Privateer Press Painting Technique-Core Techniques
Do you paint miniatures for enjoyment, to sell, your collection, or for gaming purposes? Have you been painting for a while? Feel that you have your techniques down pat? Well, think again! While many of the techniques presented in this video are familiar to all of us who paint miniatures, this Privateer presentation will teach you some new tricks and refresh some of those that we don’t use very often. I have been painting miniatures for some thirty years and found myself riveted to this video and saying,”Gee, I never thought of doing it that way.”
The presentation in this video is the work of Ron Kruzie, Studio Director of Privateer Press. In this video he shows you how to paint three miniatures, a mechanical warrior, a human battle leader and lastly a beast. While the colors used are from the P3 line of Fantasy Miniature paints, the basic ideas and combinations used are applicable to all lines of paints.
The video begins by going over the basic tools and supplies that will be required for the successful completion of these three miniatures. Ron emphasizes safe modeling by repeating that tools should be used safely and not recklessly. He shows the proper way to assemble a miniature and advises on the use of scoring parts of the miniature to increase the surface area of the mating sections so that the glue, in this case Cyanoacrylate, will form a stronger bond. My first “Gee!” He also advises that joints with small surface areas should be pinned. He shows you a unique way of locating matching holes in both parts of the joint. After drilling a hole in one side of the joint, you put a small ball of “Blu-Tack” into the joint, and then press fit the part with the drilled hole into its receptacle. This will cause the “Blu-Tack” into the drilled hole leaving you with the precise place to drill the matching hole. After the hole is drilled the pinning can proceed as usual. “Gee” number two.
Before the miniature is assembled, you are shown the proper techniques for removing “flash” and mold lines. After the miniature is completely assembled, the next step is to fill in any open spaces between the parts. They use a two-part putty to fill in these areas and sculpting tools to smooth the putty into the seams. The next step is the application of primer. The use of black or white primer coats is explained dependent upon the finished color of the miniature.

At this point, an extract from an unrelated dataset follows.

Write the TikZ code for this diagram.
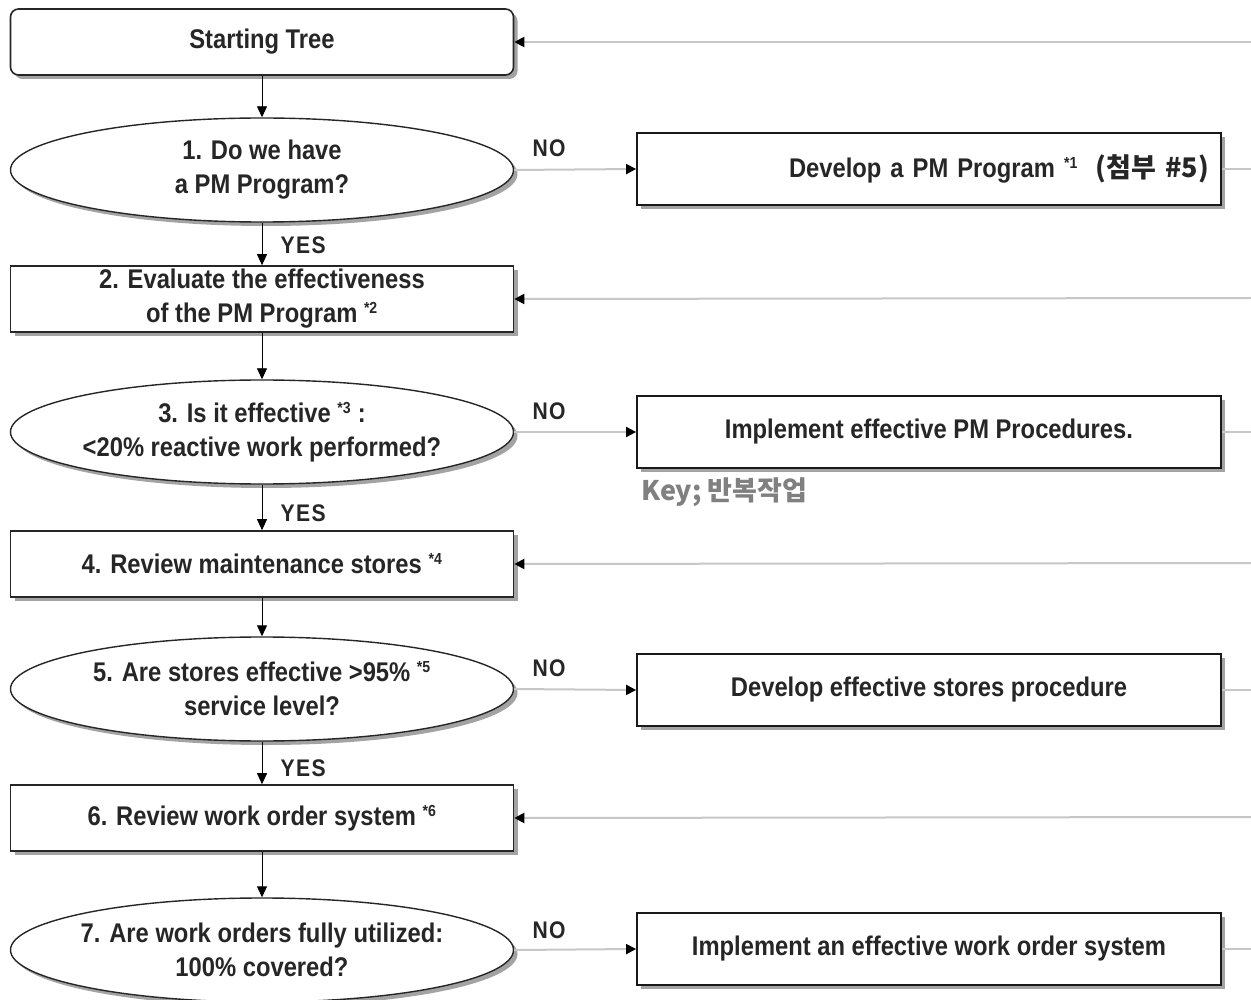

For instance, if the mini has a large amount of metal to be painted, a black primer is preferred for the figure. White is used if the predominant finish color will be a lighter color or white.
After the figure is assembled and primed, painting begins. The first figure is the mechanical warrior, which has been primed in black. The first step is to drybrush the metallic items on this figure. Drybrushing is usually something we do last! The rational for drybrushing the metallic parts at this juncture is that, drybrushing has a tendency to be a messy technique, which will smear paint into the surrounding areas of the miniature. By doing this first, you will save yourself time and effort later in having to refine lines which have gotten painted over. Next of this figure is the gold accents on the armor, he begins by using a deep brown for the basecoat and layering the gold highlights on it.
Painting is divided into four techniques, the Base Coat; Washes; Drybrushing and Layering. These techniques will not be used on each miniature, every time, but will be used in differing combinations dependent on what result is desired. You are shown various color combinations to produce different effects. Painting of the face on the human figure is done over a black primer, staring with the median tone of flesh. The eyes are painted with a black background, using off-white for the eyeball and black again for the pupil. The overall effect on this figure is quite striking and does not detract from the overall effect. Highlights are applied using the Layering technique. Washes are used to deepen shadows and add additional accent color to other areas. This is used particularly on the beast creature with great effect.
After the figure has been completely painted, the base is given a coat of white glue, and then ballast followed by static grass. This rounds out the final presentation of the miniature.
While the miniatures painted in this video are of the fantasy variety, these techniques are applicable to all types of miniatures from 15mm wargaming figures to 1:12 scale busts and figures. The production quality of this video is excellent. The techniques are simple and easy for any modeler to adapt to the models they are producing. I, personally, found this video to be very instructive, albeit a basic painting video. If you can watch this presentation and learn nothing new, I bow to your advanced accomplishments, but for the rest of us this recitation of the basics is eye opening. Happy Painting.